My question arises when I’m mentioning multiple people (I pray for my entire family and entire group of friends.) Now I’m tempted to say that God will use my one powerful rosary/ chaplet in its most powerful way for each individual that I prayed for. What I mean is that He will receive one rosary for each individual person. Or does it work more in a way of this: If I have 30 people that I’m praying for, each person gets 1/30th of a rosary or chaplet?

I like to think that God can use everything for its greatest potential, but I cannot fathom praying 30 rosaries a day, unless I was jobless or in the monastic life or something like that. Does anyone have any insight on this?
Note that indulgences, as mentioned by @Tis_Bearself (in a later post) applies vicariously only to the dead.

Partial Indulgences amplify the help.

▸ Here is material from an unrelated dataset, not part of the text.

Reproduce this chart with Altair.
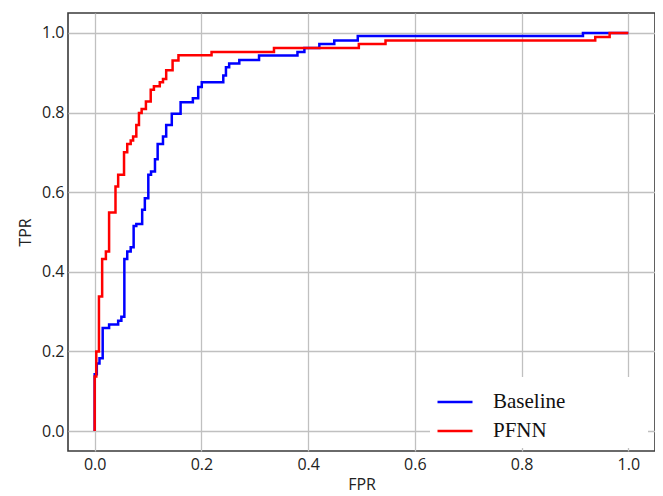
import altair as alt
import pandas as pd

series_names = ["Baseline", "PFNN"]
series_colors = ["#0000ff", "#ff0000"]

baseline_fpr = [0.0, 0.0, 0.004, 0.009, 0.015, 0.027, 0.044, 0.050, 0.0556, 0.061,
                0.0675, 0.073, 0.078, 0.089, 0.094, 0.1005, 0.1056, 0.113, 0.118, 0.128,
                0.134, 0.1445, 0.161, 0.184, 0.194, 0.2007, 0.241, 0.246, 0.252, 0.271,
                0.308, 0.380, 0.393, 0.421, 0.449, 0.493, 0.915, 1.0]
baseline_tpr = [0.0, 0.143, 0.170, 0.183, 0.259, 0.268, 0.277, 0.287, 0.432, 0.451,
                0.462, 0.515, 0.520, 0.556, 0.585, 0.644, 0.652, 0.683, 0.721, 0.740,
                0.769, 0.797, 0.826, 0.836, 0.864, 0.876, 0.893, 0.914, 0.923, 0.932,
                0.943, 0.952, 0.962, 0.972, 0.981, 0.992, 1.0, 1.0]

pfnn_fpr = [0.0, 0.0, 0.003, 0.008, 0.014, 0.021, 0.027, 0.039, 0.044, 0.055,
            0.061, 0.0675, 0.072, 0.078, 0.083, 0.088, 0.096, 0.105, 0.111, 0.122,
            0.128, 0.134, 0.146, 0.157, 0.219, 0.336, 0.495, 0.545, 0.938, 0.965, 1.0]
pfnn_tpr = [0.0, 0.137, 0.200, 0.338, 0.432, 0.451, 0.549, 0.614, 0.644, 0.700,
            0.721, 0.730, 0.740, 0.769, 0.799, 0.809, 0.828, 0.857, 0.866, 0.876,
            0.884, 0.906, 0.931, 0.944, 0.952, 0.962, 0.972, 0.981, 0.990, 1.0, 1.0]

x_ticks = [0.0, 0.2, 0.4, 0.6, 0.8, 1.0]
y_ticks = [0.0, 0.2, 0.4, 0.6, 0.8, 1.0]

rows = []
for name, fpr, tpr in [("Baseline", baseline_fpr, baseline_tpr), ("PFNN", pfnn_fpr, pfnn_tpr)]:
    for i, (f, t) in enumerate(zip(fpr, tpr)):
        rows.append({"model": name, "fpr": f, "tpr": t, "idx": i})
df = pd.DataFrame(rows)

# invisible, non-whitespace filler so the white legend box reaches further right
filler = "\u2800" * 5
color = alt.Color(
    "model:N",
    scale=alt.Scale(domain=series_names, range=series_colors),
    legend=alt.Legend(
        title=None, orient="none", legendX=362, legendY=364,
        symbolType="stroke", symbolSize=1225, symbolStrokeWidth=2.5,
        labelFont="Liberation Serif", labelFontSize=21, labelColor="#111",
        labelOffset=19, labelLimit=400, padding=6, fillColor="white",
        strokeColor="white", rowPadding=-1,
        labelExpr="datum.label + '" + filler + "'",
    ),
)

x = alt.X("fpr:Q", scale=alt.Scale(domain=[-0.05, 1.05], nice=False, zero=False),
          axis=alt.Axis(values=x_ticks, format=".1f", title="FPR", labelPadding=5.5,
                        titlePadding=4))
y = alt.Y("tpr:Q", scale=alt.Scale(domain=[-0.05, 1.05], nice=False, zero=False),
          axis=alt.Axis(values=y_ticks, format=".1f", title="TPR", labelPadding=4,
                        titlePadding=8))

base = alt.Chart(df).mark_line(strokeWidth=2.5, interpolate="step-after").encode(
    x=x, y=y, color=color, order=alt.Order("idx:Q")
)

chart = alt.layer(
    base.transform_filter(alt.datum.model == "Baseline"),
    base.transform_filter(alt.datum.model == "PFNN"),
).properties(
    width=587, height=438,
    padding={"left": 60, "top": 5, "right": 0, "bottom": 44},
    autosize=alt.AutoSizeParams(type="none"),
).configure_axis(
    grid=True, gridColor="#c0c0c0", gridWidth=1.3, domain=False, ticks=False, tickSize=0,
    labelFont="Open Sans", labelFontSize=16, labelColor="#222",
    titleFont="Open Sans", titleFontSize=16, titleFontWeight="normal", titleColor="#222",
).configure_view(stroke="#3a3a3a", strokeWidth=1.6)

chart.save("out.html", embed_options={"renderer": "svg", "actions": False})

See Saint Pope Paul VI, Indulgentiarum doctrina:
Since by their acts the faithful can obtain, in addition to the merit which is the principal fruit of the act, a further remission of temporal punishment in proportion to the degree to which the charity of the one performing the act is greater, and in proportion to the degree to which the act itself is performed in a more perfect way, it has been considered fitting that this remission of temporal punishment which the Christian faithful acquire through an action should serve as the measurement for the remission of punishment which the ecclesiastical authority bountifully adds by way of partial indulgence.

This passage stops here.